By default, VecStream stores its data in:
- Windows: `%APPDATA%/VecStream/store/`
- macOS/Linux: `~/.vecstream/store/`

You can specify a custom storage location using the `--db-path` option in CLI commands or by passing the path to `BinaryVectorStore`.

## Storage Format

VecStream uses an efficient binary storage format:
- Vectors: NumPy `.npy` format for fast access
- Metadata: JSON format for flexibility
- Automatic compression and optimization

## CLI Features

The command-line interface provides:
- Beautiful, colored output using Rich
- Progress indicators for long operations
- Detailed database information
- Similarity scores in search results
- Customizable search parameters
- Error handling and user feedback

## Python API

The Python API offers:
- Direct access to vector operations
- Metadata management
- Custom storage locations
- Efficient binary serialization
- Rich search capabilities
- Error handling and type safety

## Requirements

- Python 3.8 or higher
- NumPy
- SciPy
- sentence-transformers
- Rich (for CLI)
- Click (for CLI)

## Contributing

Contributions are welcome!
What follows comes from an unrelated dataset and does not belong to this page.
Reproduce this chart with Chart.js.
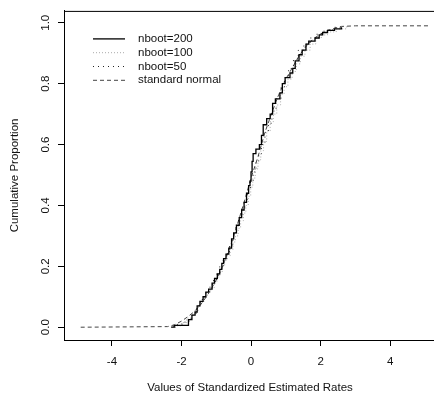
<!DOCTYPE html>
<html>
<head>
<meta charset="utf-8">
<script src="https://cdn.jsdelivr.net/npm/chart.js@4"></script>
<style>
  html, body { margin: 0; padding: 0; background: #fff; overflow: hidden; }
  #wrap { width: 436px; height: 399px; }
</style>
</head>
<body>
<div id="wrap"><canvas id="ecdfChart" width="436" height="399"></canvas></div>
<script>
// ECDF of standardized estimated rates
const x200 = [-2.30,-2.21,-1.80,-1.70,-1.61,-1.55,-1.47,-1.38,-1.30,-1.22,-1.12,-1.05,-0.97,-0.90,-0.84,-0.79,-0.72,-0.64,-0.56,-0.50,-0.42,-0.34,-0.27,-0.20,-0.13,-0.07,-0.03,0.00,0.03,0.06,0.14,0.24,0.30,0.35,0.45,0.55,0.62,0.70,0.83,0.90,0.98,1.12,1.20,1.27,1.38,1.47,1.58,1.66,1.84,1.96,2.06,2.20,2.40,2.60];
const p200 = [0,0.006,0.025,0.04,0.05,0.07,0.085,0.10,0.115,0.125,0.145,0.16,0.175,0.19,0.21,0.225,0.24,0.26,0.29,0.31,0.335,0.36,0.385,0.41,0.44,0.465,0.48,0.51,0.545,0.57,0.585,0.60,0.63,0.665,0.685,0.70,0.735,0.75,0.77,0.80,0.82,0.835,0.85,0.875,0.895,0.91,0.93,0.94,0.95,0.96,0.968,0.975,0.98,0.985];

const x100 = [-2.26,-2.18,-2.0,-1.85,-1.72,-1.62,-1.52,-1.44,-1.35,-1.26,-1.16,-1.06,-0.98,-0.90,-0.83,-0.76,-0.68,-0.60,-0.52,-0.45,-0.37,-0.30,-0.22,-0.15,-0.08,-0.01,0.05,0.12,0.20,0.28,0.36,0.45,0.55,0.64,0.74,0.85,0.95,1.06,1.18,1.30,1.42,1.55,1.70,1.86,2.02,2.20,2.45,2.75];
const p100 = [0,0.005,0.015,0.03,0.045,0.055,0.07,0.085,0.10,0.115,0.13,0.15,0.165,0.18,0.20,0.22,0.235,0.255,0.28,0.30,0.325,0.35,0.375,0.40,0.43,0.46,0.49,0.52,0.55,0.58,0.61,0.645,0.675,0.70,0.73,0.765,0.79,0.815,0.84,0.865,0.89,0.91,0.93,0.95,0.96,0.97,0.98,0.99];

const x50 = [-2.20,-2.12,-1.90,-1.72,-1.58,-1.50,-1.40,-1.30,-1.18,-1.08,-0.98,-0.90,-0.80,-0.72,-0.62,-0.52,-0.44,-0.36,-0.26,-0.18,-0.10,-0.02,0.06,0.14,0.22,0.30,0.40,0.50,0.60,0.72,0.86,0.96,1.08,1.22,1.36,1.52,1.70,1.90,2.10,2.35,2.60];
const p50 = [0,0.01,0.02,0.04,0.06,0.08,0.10,0.12,0.14,0.16,0.18,0.20,0.22,0.24,0.27,0.30,0.33,0.36,0.39,0.42,0.45,0.48,0.51,0.54,0.57,0.60,0.64,0.67,0.71,0.75,0.79,0.82,0.85,0.88,0.91,0.93,0.95,0.965,0.975,0.985,0.99];

const xNorm = [-4.9,-2.4,-2.2,-2.0,-1.8,-1.6,-1.4,-1.2,-1.0,-0.8,-0.6,-0.4,-0.2,0,0.2,0.4,0.6,0.8,1.0,1.2,1.4,1.6,1.8,2.0,2.2,2.4,2.6,3.0,5.15];
const pNorm = [0,0.002,0.008,0.02,0.036,0.055,0.081,0.115,0.155,0.205,0.265,0.335,0.41,0.49,0.56,0.64,0.705,0.765,0.815,0.855,0.895,0.925,0.948,0.963,0.975,0.982,0.988,0.99,0.99];

const seriesLabels = ['nboot=200', 'nboot=100', 'nboot=50', 'standard normal'];
const xTicks = [-4, -2, 0, 2, 4];
const yTicks = [0, 0.2, 0.4, 0.6, 0.8, 1.0];

const FONT = "'Liberation Sans', Arial, Helvetica, sans-serif";
Chart.defaults.font.family = FONT;
Chart.defaults.font.size = 11;
Chart.defaults.color = '#111';

const pts = (xs, ps) => xs.map((x, i) => ({ x, y: ps[i] }));

// legend drawn inside the plot, upper left (like R's legend())
const insideLegend = {
  id: 'insideLegend',
  afterDatasetsDraw(chart) {
    const { ctx, chartArea: a } = chart;
    ctx.save();
    chart.data.datasets.forEach((ds, i) => {
      const y = a.top + 28 + i * 13.8;
      ctx.strokeStyle = ds.borderColor;
      ctx.lineWidth = ds.borderWidth;
      ctx.setLineDash(ds.borderDash || []);
      ctx.beginPath();
      ctx.moveTo(a.left + 29, y);
      ctx.lineTo(a.left + 61, y);
      ctx.stroke();
      ctx.setLineDash([]);
      ctx.fillStyle = '#111';
      ctx.font = `11.5px ${FONT}`;
      ctx.textBaseline = 'middle';
      ctx.fillText(ds.label, a.left + 74, y);
    });
    // top border of the box
    ctx.strokeStyle = '#000';
    ctx.lineWidth = 1;
    ctx.beginPath();
    ctx.moveTo(a.left, a.top + 0.5);
    ctx.lineTo(a.right, a.top + 0.5);
    ctx.stroke();
    ctx.restore();
  }
};

new Chart(document.getElementById('ecdfChart'), {
  type: 'line',
  data: {
    datasets: [
      { label: seriesLabels[0], data: pts(x200, p200), stepped: 'before',
        borderColor: '#000', borderWidth: 1.3 },
      { label: seriesLabels[1], data: pts(x100, p100), stepped: 'before',
        borderColor: '#aaa', borderWidth: 1, borderDash: [1, 2] },
      { label: seriesLabels[2], data: pts(x50, p50), stepped: 'before',
        borderColor: '#222', borderWidth: 1, borderDash: [1, 4] },
      { label: seriesLabels[3], data: pts(xNorm, pNorm),
        borderColor: '#444', borderWidth: 1, borderDash: [4, 3] },
    ],
  },
  options: {
    responsive: false,
    animation: false,
    events: [],
    layout: { padding: { top: 5, left: 0, right: 0, bottom: 0 } },
    elements: { point: { radius: 0 }, line: { tension: 0, fill: false } },
    plugins: { legend: { display: false }, tooltip: { enabled: false } },
    scales: {
      x: {
        type: 'linear', min: -5.38, max: 5.32,
        afterFit: s => { s.height = 59; },
        afterBuildTicks: s => { s.ticks = xTicks.map(v => ({ value: v })); },
        ticks: { padding: 9, color: '#111', font: { size: 11.5 }, callback: v => String(v) },
        grid: { drawOnChartArea: false, drawTicks: true, tickLength: 6, color: '#000' },
        border: { display: true, color: '#000', width: 1 },
        title: { display: true, text: 'Values of Standardized Estimated Rates',
                 color: '#111', font: { size: 11.5 }, padding: { top: 0, bottom: 4 } },
      },
      y: {
        type: 'linear', min: -0.042, max: 1.039,
        afterFit: s => { s.width = 64; },
        afterBuildTicks: s => { s.ticks = yTicks.map(v => ({ value: v })); },
        ticks: { padding: 4, minRotation: 90, maxRotation: 90, crossAlign: 'center',
                 color: '#111', font: { size: 11.5 }, callback: v => v.toFixed(1) },
        grid: { drawOnChartArea: false, drawTicks: true, tickLength: 6, color: '#000' },
        border: { display: true, color: '#000', width: 1 },
        title: { display: true, text: 'Cumulative Proportion',
                 color: '#111', font: { size: 11.5 }, padding: { top: 8, bottom: 0 } },
      },
    },
  },
  plugins: [insideLegend],
});
</script>
</body>
</html>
Please feel free to submit a Pull Request.

## License

This project is licensed under the MIT License - see the [LICENSE](LICENSE) file for details.

## Version History

- 0.1.1 (2024-03-XX)
  - Fixed index initialization in IndexManager
  - Added specific version requirements for torch and torchvision
  - Improved dependency compatibility
  - Fixed CLI import issues

- 0.1.0 (2024-03-XX)
  - Initial release
  - Basic vector storage and search functionality
  - CLI interface
  - Client-server architecture